Tea processing is the method in which the leaves from the tea plant Camellia sinensis are transformed into the dried leaves for brewing tea. The categories of tea are distinguished by the processing they undergo. In its most general form, tea processing involves different manners and degrees of oxidation of the leaves, stopping the oxidation, forming the tea, and drying it.
At least six different types of tea are produced:
- White (wilted and unoxidized)
- Yellow (unwilted and unoxidized, but allowed to yellow)
- Green (unwilted and unoxidized)
- Oolong (wilted, bruised, and partially oxidized)
- Black (wilted, sometimes crushed, and fully oxidized; called ‘red tea’ in China)
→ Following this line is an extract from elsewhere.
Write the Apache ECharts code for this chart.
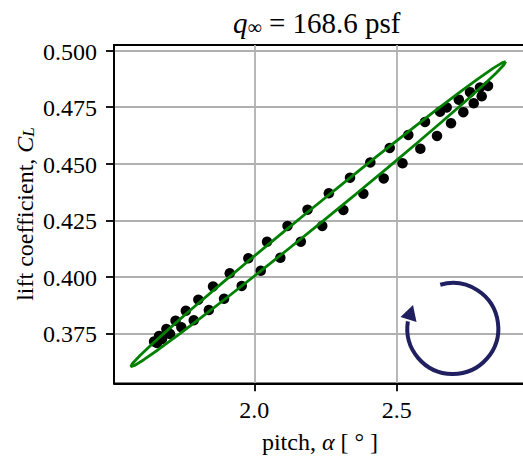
<!DOCTYPE html>
<html><head><meta charset="utf-8">
<script src="https://cdn.jsdelivr.net/npm/echarts@6/dist/echarts.min.js"></script>
<style>html,body{margin:0;padding:0;background:#fff}#c{width:523px;height:456px}</style>
</head><body><div id="c"></div>
<script>
// measured points, upper branch (pitch [deg], C_L)
const alphaUpper = [2.8209, 2.7928, 2.7576, 2.7183, 2.6758, 2.6523, 2.5996, 2.5409, 2.4756, 2.4074, 2.3361, 2.2617, 2.1869, 2.1166, 2.0446, 1.9789, 1.9136, 1.8549, 1.8033, 1.7594, 1.7232, 1.6909, 1.6653, 1.6477];
const clUpper    = [0.48439, 0.48372, 0.48165, 0.47833, 0.47488, 0.47302, 0.46846, 0.46272, 0.45697, 0.45055, 0.44383, 0.43693, 0.42968, 0.42247, 0.41548, 0.40818, 0.40155, 0.39571, 0.38987, 0.38496, 0.38058, 0.37691, 0.37382, 0.37138];
// measured points, lower branch
const alphaLower = [2.7987, 2.7706, 2.7341, 2.6909, 2.6417, 2.5831, 2.5205, 2.4545, 2.3829, 2.3126, 2.2385, 2.1633, 2.0913, 2.0225, 1.9557, 1.8936, 1.8402, 1.7871, 1.7436, 1.7039, 1.6758, 1.6582];
const clLower    = [0.47983, 0.47674, 0.47280, 0.46789, 0.46227, 0.45661, 0.45020, 0.44348, 0.43675, 0.42954, 0.42247, 0.41552, 0.40840, 0.40265, 0.39593, 0.39027, 0.38531, 0.38076, 0.37766, 0.37470, 0.37249, 0.37072];
// fitted loop (green curve)
const fitAlpha = [2.8830, 2.8762, 2.8496, 2.8040, 2.7407, 2.6619, 2.5696, 2.4669, 2.3569, 2.2428, 2.1282, 2.0165, 1.9110, 1.8152, 1.7317, 1.6633, 1.6118, 1.5790, 1.5658, 1.5726, 1.5992, 1.6448, 1.7081, 1.7869, 1.8792, 1.9819, 2.0920, 2.2060, 2.3206, 2.4323, 2.5378, 2.6336, 2.7171, 2.7856, 2.8370, 2.8698, 2.8830];
const fitCL    = [0.49514, 0.49362, 0.49010, 0.48468, 0.47753, 0.46887, 0.45895, 0.44808, 0.43659, 0.42484, 0.41318, 0.40195, 0.39150, 0.38215, 0.37419, 0.36785, 0.36333, 0.36077, 0.36024, 0.36176, 0.36528, 0.37070, 0.37785, 0.38652, 0.39643, 0.40730, 0.41879, 0.43054, 0.44220, 0.45343, 0.46388, 0.47323, 0.48119, 0.48753, 0.49205, 0.49461, 0.49514];
const xTicks = [2.0, 2.5];
const yTicks = [0.375, 0.400, 0.425, 0.450, 0.475, 0.500];
const xTickLabels = ['2.0', '2.5'];
const yTickLabels = ['0.375', '0.400', '0.425', '0.450', '0.475', '0.500'];

const FONT = '"Liberation Serif", serif';
const chart = echarts.init(document.getElementById('c'), null, {renderer: 'svg'});

const pts = [];
alphaUpper.forEach((a, i) => pts.push([a, clUpper[i]]));
alphaLower.forEach((a, i) => pts.push([a, clLower[i]]));
const fit = fitAlpha.map((a, i) => [a, fitCL[i]]);

const graphics = [
  {type: 'text', x: 316.7, y: 22, style: {
    text: '{q|q}{s|∞}{n| = 168.6 psf}', align: 'center', verticalAlign: 'middle', fill: '#000',
    rich: {
      q: {fontFamily: FONT, fontStyle: 'italic', fontSize: 29, lineHeight: 30, verticalAlign: 'bottom'},
      s: {fontFamily: FONT, fontSize: 20, lineHeight: 20, verticalAlign: 'bottom'},
      n: {fontFamily: FONT, fontSize: 29, lineHeight: 30, verticalAlign: 'bottom'}
    }}},
  {type: 'text', x: 320, y: 442, style: {
    text: '{t|pitch, }{a|α}{t| [ ° ]}', align: 'center', verticalAlign: 'middle', fill: '#000',
    rich: {
      t: {fontFamily: FONT, fontSize: 24},
      a: {fontFamily: FONT, fontSize: 24, fontStyle: 'italic'}
    }}},
  {type: 'text', x: 24, y: 214, rotation: Math.PI / 2, style: {
    text: '{t|lift coefficient, }{c|C}{l|L}', align: 'center', verticalAlign: 'middle', fill: '#000',
    rich: {
      t: {fontFamily: FONT, fontSize: 24, lineHeight: 26, verticalAlign: 'bottom'},
      c: {fontFamily: FONT, fontSize: 24, fontStyle: 'italic', lineHeight: 26, verticalAlign: 'bottom'},
      l: {fontFamily: FONT, fontSize: 17, fontStyle: 'italic', lineHeight: 17, verticalAlign: 'bottom'}
    }}},
  {type: 'arc', shape: {cx: 452.8, cy: 328.5, r: 45.5, startAngle: -106 * Math.PI / 180, endAngle: 189 * Math.PI / 180, clockwise: true},
    style: {stroke: '#202060', lineWidth: 4, fill: null}, z: 10},
  {type: 'polygon', shape: {points: [[413, 305], [400.5, 317], [416.5, 322]]}, style: {fill: '#202060'}, z: 10}
];

chart.setOption({
  animation: false,
  backgroundColor: '#fff',
  textStyle: {fontFamily: FONT},
  grid: {left: 114, top: 45, width: 425, height: 338.3, outerBoundsMode: 'none', containLabel: false,
         show: true, borderColor: '#000', borderWidth: 1.8, backgroundColor: 'transparent'},
  xAxis: {
    type: 'value', min: 1.507, max: 3.0,
    axisLine: {show: true, lineStyle: {color: '#000', width: 1.8}},
    axisTick: {show: true, customValues: xTicks, length: 8, lineStyle: {color: '#000', width: 1.8}},
    axisLabel: {show: false, color: 'rgba(0,0,0,0)'},
    splitLine: {show: true, lineStyle: {color: '#b0b0b0', width: 1.8}}
  },
  yAxis: {
    type: 'value', min: 0.3529, max: 0.5025,
    axisLine: {show: true, lineStyle: {color: '#000', width: 1.8}},
    axisTick: {show: true, customValues: yTicks, length: 8, lineStyle: {color: '#000', width: 1.8}},
    axisLabel: {show: false, color: 'rgba(0,0,0,0)'},
    splitLine: {show: true, lineStyle: {color: '#b0b0b0', width: 1.8}}
  },
  series: [
    {type: 'scatter', data: pts, symbolSize: 10.5, itemStyle: {color: '#000', opacity: 1}, z: 2},
    {type: 'line', data: fit, showSymbol: false, smooth: false, lineStyle: {color: '#008000', width: 2.8}, z: 3}
  ],
  graphic: graphics
});

// tick labels placed through the axis scales
const tickRich = {f: {fontFamily: FONT, fontSize: 24, lineHeight: 26}};
const gridBottom = chart.convertToPixel({yAxisIndex: 0}, 0.3529);
const gridLeft = chart.convertToPixel({xAxisIndex: 0}, 1.507);
xTicks.forEach((v, i) => {
  graphics.push({type: 'text', x: chart.convertToPixel({xAxisIndex: 0}, v), y: gridBottom + 27,
    style: {text: '{f|' + xTickLabels[i] + '}', rich: tickRich, fill: '#000', align: 'center', verticalAlign: 'middle'}});
});
yTicks.forEach((v, i) => {
  graphics.push({type: 'text', x: gridLeft - 17, y: chart.convertToPixel({yAxisIndex: 0}, v) + 1,
    style: {text: '{f|' + yTickLabels[i] + '}', rich: tickRich, fill: '#000', align: 'right', verticalAlign: 'middle'}});
});
chart.setOption({graphic: graphics});
</script></body></html>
- Post-Fermented (green tea that has been allowed to ferment/compost; ‘black tea’ for the Chinese)
After being picked, the tea leaves soon begin to wilt and oxidize unless immediately dried. An enzymatic oxidation process triggered by the plant’s intracellular enzymes causes the leaves to turn progressively darker as their chlorophyll breaks down and tannins are released. This darkening is stopped at a predetermined stage by heating, which deactivates the enzymes responsible. In the production of black teas, halting by heating is carried out simultaneously with drying. The innate flavor of the dried tea leaves is determined by the type of cultivar of the tea bush, the quality of the plucked tea leaves, and the manner and quality of the production processing they undergo. After processing, a tea may be blended with other teas or mixed with flavourants to alter the flavor of the final tea.